P. Cerveranum has actually been in cultivation, as a distinct species, since the 1960's. These plants were originally called p. robinsonii. However, the plants did not match the type specimen, and thus were new to science and horticulture. Recently, the same type of error was found with phrag wallisii. It was not until the 1990's, and the publication of "The Genus Paphiopedilum", second edition, by Cribb that the discrepancy was formally noted. Soon thereafter plants from distinct populations found there way out of vietnam, where the plants breed true to the type.

Unfortunately, there is far to much greenhouse taxonomy and not nearly enough field research by properly vetted and experienced taxonomists. Some of this imbalance can be seen in the way many Chinese species already known to horticulture are "re-described" as "new species" by field taxonomists with inadequate knowledge of the full scope and interrelationships of the genus and the seemingly haphazard manner in which "new" species are described by tenured taxonomists based upon two flowering plants of dubious origin in a greenhouse thousands of miles away from where the plants "supposedly" originated years before.
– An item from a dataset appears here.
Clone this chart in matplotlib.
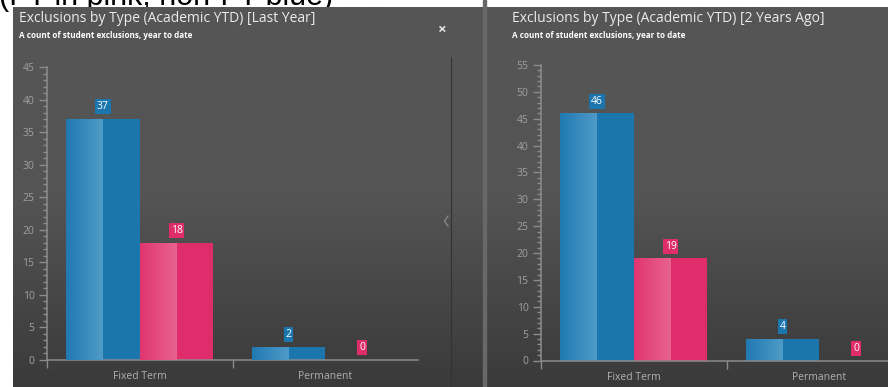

To make matters worse, the orchid nursery business has gotten so back-biting that business people, who we often mistake as tenured scientists and taxonomists, inevitably throw their own opinions around to discredit a competitor with something new to sell, which they themselves do not possess.

There, now I've gone and inevitably made someone upset.

Again, your cerveranum is true to the type and a rare and special plant. Take good care of it! I look forward to seeing more pictures! If I can be of any more help, drop me a note!


----------



## goldenrose (Mar 2, 2009)

Thanks Frank!!! We need a phrag book! Good Luck!
The history lessons are quite interesting, I'm sure others are benefitting as well as myself! Good to meet you!


----------



## NYEric (Mar 2, 2009)

Thanx for the info.


----------



## kentuckiense (Mar 2, 2009)

Frank, if you don't mind, how about a little history about the etymology of this species?


----------



## Damas (Mar 2, 2009)

According to my "Paphiopedilum" by Braem and Chiron : paphiopedilum cerveranum was "named as a homage to Franck Cervera, a fervid lady slipper lover from Yonkers, USA" (this is a transation, as my book is in french)

Franck, I am very impressed to have your opinion here. Thank you very much 

A few pics below, to ensure you that I take good care of my cerveranum who seems to be happy in my place, so far.

Making new roots :







Starting new shoots :






It's beautifull long leaves :






I got a hard time to have a pic of the whole plant, because I could not move as back as I need to with this lense, so just a pic of the new flower, the old one still looking good, in the background :


----------



## likespaphs (Mar 2, 2009)

nice lookin' flowers....
tres bien


----------



## NYEric (Mar 2, 2009)

Argh! I used to live in Yonkers! North Broadway and Lake!


----------